Skip the pictures and extract all of the lines exactly as written.

_SOURCE MATERIAL:_
===============

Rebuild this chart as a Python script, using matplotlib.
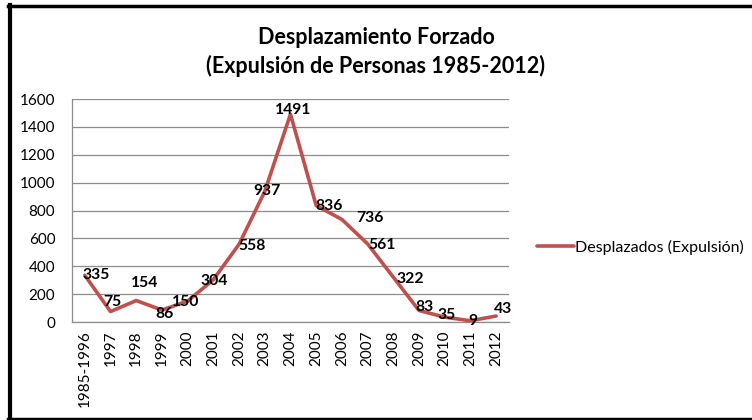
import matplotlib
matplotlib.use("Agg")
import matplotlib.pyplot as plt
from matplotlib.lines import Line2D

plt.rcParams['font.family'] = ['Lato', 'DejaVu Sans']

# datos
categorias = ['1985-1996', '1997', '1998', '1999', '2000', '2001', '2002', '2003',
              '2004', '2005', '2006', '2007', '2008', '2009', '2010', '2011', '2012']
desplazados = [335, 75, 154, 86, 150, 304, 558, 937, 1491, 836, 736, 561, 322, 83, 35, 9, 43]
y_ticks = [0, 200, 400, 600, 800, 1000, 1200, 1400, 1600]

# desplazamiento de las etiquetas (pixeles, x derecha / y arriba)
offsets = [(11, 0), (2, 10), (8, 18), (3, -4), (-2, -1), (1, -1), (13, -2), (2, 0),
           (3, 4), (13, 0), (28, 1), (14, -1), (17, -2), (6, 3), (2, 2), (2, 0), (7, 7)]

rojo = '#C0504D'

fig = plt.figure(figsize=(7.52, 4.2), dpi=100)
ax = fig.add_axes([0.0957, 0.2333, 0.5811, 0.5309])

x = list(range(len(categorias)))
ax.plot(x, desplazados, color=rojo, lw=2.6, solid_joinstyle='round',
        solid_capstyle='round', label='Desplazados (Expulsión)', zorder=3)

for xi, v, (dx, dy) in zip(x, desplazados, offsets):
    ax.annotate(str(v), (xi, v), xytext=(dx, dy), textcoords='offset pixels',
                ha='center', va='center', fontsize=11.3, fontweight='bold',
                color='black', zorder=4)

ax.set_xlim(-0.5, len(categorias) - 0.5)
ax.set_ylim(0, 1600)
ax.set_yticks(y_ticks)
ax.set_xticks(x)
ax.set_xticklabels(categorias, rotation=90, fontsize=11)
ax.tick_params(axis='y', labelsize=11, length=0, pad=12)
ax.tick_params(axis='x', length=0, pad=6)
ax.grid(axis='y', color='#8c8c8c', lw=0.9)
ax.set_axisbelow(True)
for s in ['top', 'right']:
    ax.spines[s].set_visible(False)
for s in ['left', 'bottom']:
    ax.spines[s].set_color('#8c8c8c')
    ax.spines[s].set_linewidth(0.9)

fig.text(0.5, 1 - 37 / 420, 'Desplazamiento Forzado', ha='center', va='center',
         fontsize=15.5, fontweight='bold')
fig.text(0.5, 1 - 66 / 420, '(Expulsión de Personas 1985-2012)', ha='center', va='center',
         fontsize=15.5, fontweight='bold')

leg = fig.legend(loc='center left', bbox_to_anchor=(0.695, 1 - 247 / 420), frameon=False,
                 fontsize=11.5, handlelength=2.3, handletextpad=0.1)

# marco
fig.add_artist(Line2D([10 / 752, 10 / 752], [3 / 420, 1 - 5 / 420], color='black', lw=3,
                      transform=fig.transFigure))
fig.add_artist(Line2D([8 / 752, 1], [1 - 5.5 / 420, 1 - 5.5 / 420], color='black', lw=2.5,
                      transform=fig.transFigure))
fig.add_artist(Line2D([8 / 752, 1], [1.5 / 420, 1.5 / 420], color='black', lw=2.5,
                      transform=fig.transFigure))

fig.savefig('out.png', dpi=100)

===============

_SOLUTION FOR THIS EXERCISE:_
Rebuild this chart as a Python script, using matplotlib.
import matplotlib
matplotlib.use("Agg")
import matplotlib.pyplot as plt
from matplotlib.lines import Line2D

plt.rcParams['font.family'] = ['Lato', 'DejaVu Sans']

# datos
categorias = ['1985-1996', '1997', '1998', '1999', '2000', '2001', '2002', '2003',
              '2004', '2005', '2006', '2007', '2008', '2009', '2010', '2011', '2012']
desplazados = [335, 75, 154, 86, 150, 304, 558, 937, 1491, 836, 736, 561, 322, 83, 35, 9, 43]
y_ticks = [0, 200, 400, 600, 800, 1000, 1200, 1400, 1600]

# desplazamiento de las etiquetas (pixeles, x derecha / y arriba)
offsets = [(11, 0), (2, 10), (8, 18), (3, -4), (-2, -1), (1, -1), (13, -2), (2, 0),
           (3, 4), (13, 0), (28, 1), (14, -1), (17, -2), (6, 3), (2, 2), (2, 0), (7, 7)]

rojo = '#C0504D'

fig = plt.figure(figsize=(7.52, 4.2), dpi=100)
ax = fig.add_axes([0.0957, 0.2333, 0.5811, 0.5309])

x = list(range(len(categorias)))
ax.plot(x, desplazados, color=rojo, lw=2.6, solid_joinstyle='round',
        solid_capstyle='round', label='Desplazados (Expulsión)', zorder=3)

for xi, v, (dx, dy) in zip(x, desplazados, offsets):
    ax.annotate(str(v), (xi, v), xytext=(dx, dy), textcoords='offset pixels',
                ha='center', va='center', fontsize=11.3, fontweight='bold',
                color='black', zorder=4)

ax.set_xlim(-0.5, len(categorias) - 0.5)
ax.set_ylim(0, 1600)
ax.set_yticks(y_ticks)
ax.set_xticks(x)
ax.set_xticklabels(categorias, rotation=90, fontsize=11)
ax.tick_params(axis='y', labelsize=11, length=0, pad=12)
ax.tick_params(axis='x', length=0, pad=6)
ax.grid(axis='y', color='#8c8c8c', lw=0.9)
ax.set_axisbelow(True)
for s in ['top', 'right']:
    ax.spines[s].set_visible(False)
for s in ['left', 'bottom']:
    ax.spines[s].set_color('#8c8c8c')
    ax.spines[s].set_linewidth(0.9)

fig.text(0.5, 1 - 37 / 420, 'Desplazamiento Forzado', ha='center', va='center',
         fontsize=15.5, fontweight='bold')
fig.text(0.5, 1 - 66 / 420, '(Expulsión de Personas 1985-2012)', ha='center', va='center',
         fontsize=15.5, fontweight='bold')

leg = fig.legend(loc='center left', bbox_to_anchor=(0.695, 1 - 247 / 420), frameon=False,
                 fontsize=11.5, handlelength=2.3, handletextpad=0.1)

# marco
fig.add_artist(Line2D([10 / 752, 10 / 752], [3 / 420, 1 - 5 / 420], color='black', lw=3,
                      transform=fig.transFigure))
fig.add_artist(Line2D([8 / 752, 1], [1 - 5.5 / 420, 1 - 5.5 / 420], color='black', lw=2.5,
                      transform=fig.transFigure))
fig.add_artist(Line2D([8 / 752, 1], [1.5 / 420, 1.5 / 420], color='black', lw=2.5,
                      transform=fig.transFigure))

fig.savefig('out.png', dpi=100)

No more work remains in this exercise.